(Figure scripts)

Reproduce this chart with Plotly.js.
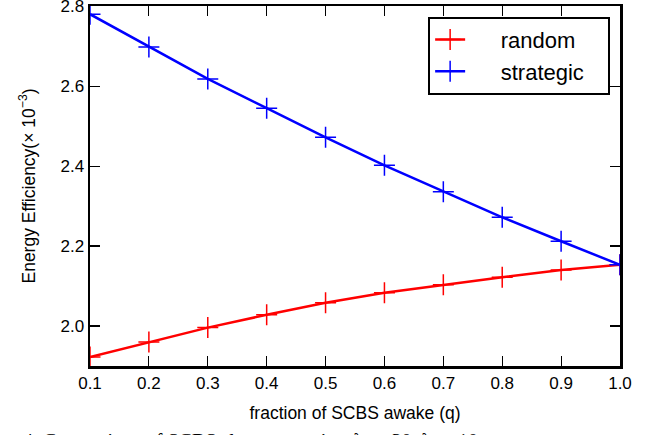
<!DOCTYPE html>
<html>
<head>
<meta charset="utf-8">
<script src="https://cdn.plot.ly/plotly-3.0.1.min.js"></script>
<style>html,body{margin:0;padding:0;background:#fff;}#chart{width:655px;height:435px;}</style>
</head>
<body>
<div id="chart"></div>
<script>
const q = [0.1, 0.2, 0.3, 0.4, 0.5, 0.6, 0.7, 0.8, 0.9, 1.0];
const randomEE = [1.9225, 1.960, 1.996, 2.028, 2.058, 2.083, 2.103, 2.122, 2.140, 2.153];
const strategicEE = [2.780, 2.698, 2.618, 2.545, 2.472, 2.402, 2.336, 2.272, 2.212, 2.153];
const xTicks = [0.1, 0.2, 0.3, 0.4, 0.5, 0.6, 0.7, 0.8, 0.9, 1.0];
const xTickText = ['0.1','0.2','0.3','0.4','0.5','0.6','0.7','0.8','0.9','1.0'];
const yTicks = [2.0, 2.2, 2.4, 2.6, 2.8];
const yTickText = ['2.0','2.2','2.4','2.6','2.8'];

const font = 'Liberation Sans, Arial, sans-serif';
const nb = '\u00a0';
function series(name, y, color) {
  return {
    x: q, y: y, name: nb.repeat(5) + name + nb.repeat(3), type: 'scatter', mode: 'lines+markers',
    line: {color: color, width: 2.5},
    marker: {symbol: 'cross-thin-open', size: 15, line: {color: color, width: 1.5}, color: color}
  };
}
const data = [series('random', randomEE, '#ff0000'), series('strategic', strategicEE, '#0000ff')];

const axisCommon = {
  showgrid: false, zeroline: false, showline: true, linecolor: '#000', linewidth: 2.5,
  mirror: 'ticks', ticks: 'inside', ticklen: 10, tickwidth: 1.2, tickcolor: '#000',
  ticklabeloverflow: 'allow',
  tickfont: {family: font, size: 17, color: '#000'}
};
const layout = {
  width: 655, height: 435,
  margin: {l: 90, r: 35, t: 6, b: 69},
  paper_bgcolor: '#fff', plot_bgcolor: '#fff',
  showlegend: true,
  legend: {x: 0.638, y: 0.97, xanchor: 'left', yanchor: 'top',
    bordercolor: '#000', borderwidth: 2, bgcolor: '#fff',
    font: {family: font, size: 22, color: '#000'}, tracegroupgap: 0},
  xaxis: Object.assign({}, axisCommon, {
    range: [0.1, 1.0], tickvals: xTicks, ticktext: xTickText,
    title: {text: 'fraction of SCBS awake (q)', font: {family: font, size: 17.5, color: '#000'}, standoff: 15}
  }),
  yaxis: Object.assign({}, axisCommon, {
    range: [1.9, 2.8005], tickvals: yTicks, ticktext: yTickText,
    title: {text: 'Energy Efficiency(× 10<sup>−3</sup>)', font: {family: font, size: 17.5, color: '#000'}, standoff: 21}
  }),
  annotations: [{
    xref: 'paper', yref: 'paper', x: -0.13, y: -0.172, xanchor: 'left', yanchor: 'top', showarrow: false,
    text: '4. Comparison of SCBS sleep strategies: λ<sub>u</sub> = 30, λ<sub>s</sub> = 10',
    font: {family: 'Liberation Serif, Times New Roman, serif', size: 20, color: '#000'}
  }]
};
Plotly.newPlot('chart', data, layout, {displayModeBar: false, staticPlot: true});
</script>
</body>
</html>
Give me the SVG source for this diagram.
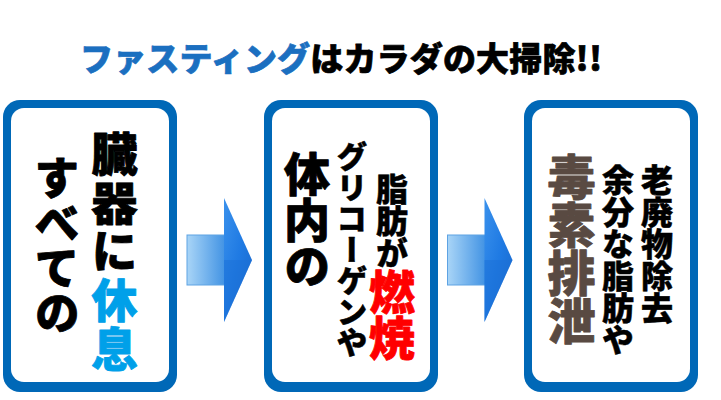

• **Task to complete**: Except for the pictures, reproduce every line exactly.

• **Right answer**:
Reproduce this chart with Plotly.js.
<!DOCTYPE html>
<html>
<head>
<meta charset="utf-8">
<script src="https://cdn.plot.ly/plotly-3.0.1.min.js"></script>
<style>html,body{margin:0;padding:0;background:#fff;}#chart{width:655px;height:435px;}</style>
</head>
<body>
<div id="chart"></div>
<script>
const q = [0.1, 0.2, 0.3, 0.4, 0.5, 0.6, 0.7, 0.8, 0.9, 1.0];
const randomEE = [1.9225, 1.960, 1.996, 2.028, 2.058, 2.083, 2.103, 2.122, 2.140, 2.153];
const strategicEE = [2.780, 2.698, 2.618, 2.545, 2.472, 2.402, 2.336, 2.272, 2.212, 2.153];
const xTicks = [0.1, 0.2, 0.3, 0.4, 0.5, 0.6, 0.7, 0.8, 0.9, 1.0];
const xTickText = ['0.1','0.2','0.3','0.4','0.5','0.6','0.7','0.8','0.9','1.0'];
const yTicks = [2.0, 2.2, 2.4, 2.6, 2.8];
const yTickText = ['2.0','2.2','2.4','2.6','2.8'];

const font = 'Liberation Sans, Arial, sans-serif';
const nb = '\u00a0';
function series(name, y, color) {
  return {
    x: q, y: y, name: nb.repeat(5) + name + nb.repeat(3), type: 'scatter', mode: 'lines+markers',
    line: {color: color, width: 2.5},
    marker: {symbol: 'cross-thin-open', size: 15, line: {color: color, width: 1.5}, color: color}
  };
}
const data = [series('random', randomEE, '#ff0000'), series('strategic', strategicEE, '#0000ff')];

const axisCommon = {
  showgrid: false, zeroline: false, showline: true, linecolor: '#000', linewidth: 2.5,
  mirror: 'ticks', ticks: 'inside', ticklen: 10, tickwidth: 1.2, tickcolor: '#000',
  ticklabeloverflow: 'allow',
  tickfont: {family: font, size: 17, color: '#000'}
};
const layout = {
  width: 655, height: 435,
  margin: {l: 90, r: 35, t: 6, b: 69},
  paper_bgcolor: '#fff', plot_bgcolor: '#fff',
  showlegend: true,
  legend: {x: 0.638, y: 0.97, xanchor: 'left', yanchor: 'top',
    bordercolor: '#000', borderwidth: 2, bgcolor: '#fff',
    font: {family: font, size: 22, color: '#000'}, tracegroupgap: 0},
  xaxis: Object.assign({}, axisCommon, {
    range: [0.1, 1.0], tickvals: xTicks, ticktext: xTickText,
    title: {text: 'fraction of SCBS awake (q)', font: {family: font, size: 17.5, color: '#000'}, standoff: 15}
  }),
  yaxis: Object.assign({}, axisCommon, {
    range: [1.9, 2.8005], tickvals: yTicks, ticktext: yTickText,
    title: {text: 'Energy Efficiency(× 10<sup>−3</sup>)', font: {family: font, size: 17.5, color: '#000'}, standoff: 21}
  }),
  annotations: [{
    xref: 'paper', yref: 'paper', x: -0.13, y: -0.172, xanchor: 'left', yanchor: 'top', showarrow: false,
    text: '4. Comparison of SCBS sleep strategies: λ<sub>u</sub> = 30, λ<sub>s</sub> = 10',
    font: {family: 'Liberation Serif, Times New Roman, serif', size: 20, color: '#000'}
  }]
};
Plotly.newPlot('chart', data, layout, {displayModeBar: false, staticPlot: true});
</script>
</body>
</html>
Give me the SVG source for this diagram.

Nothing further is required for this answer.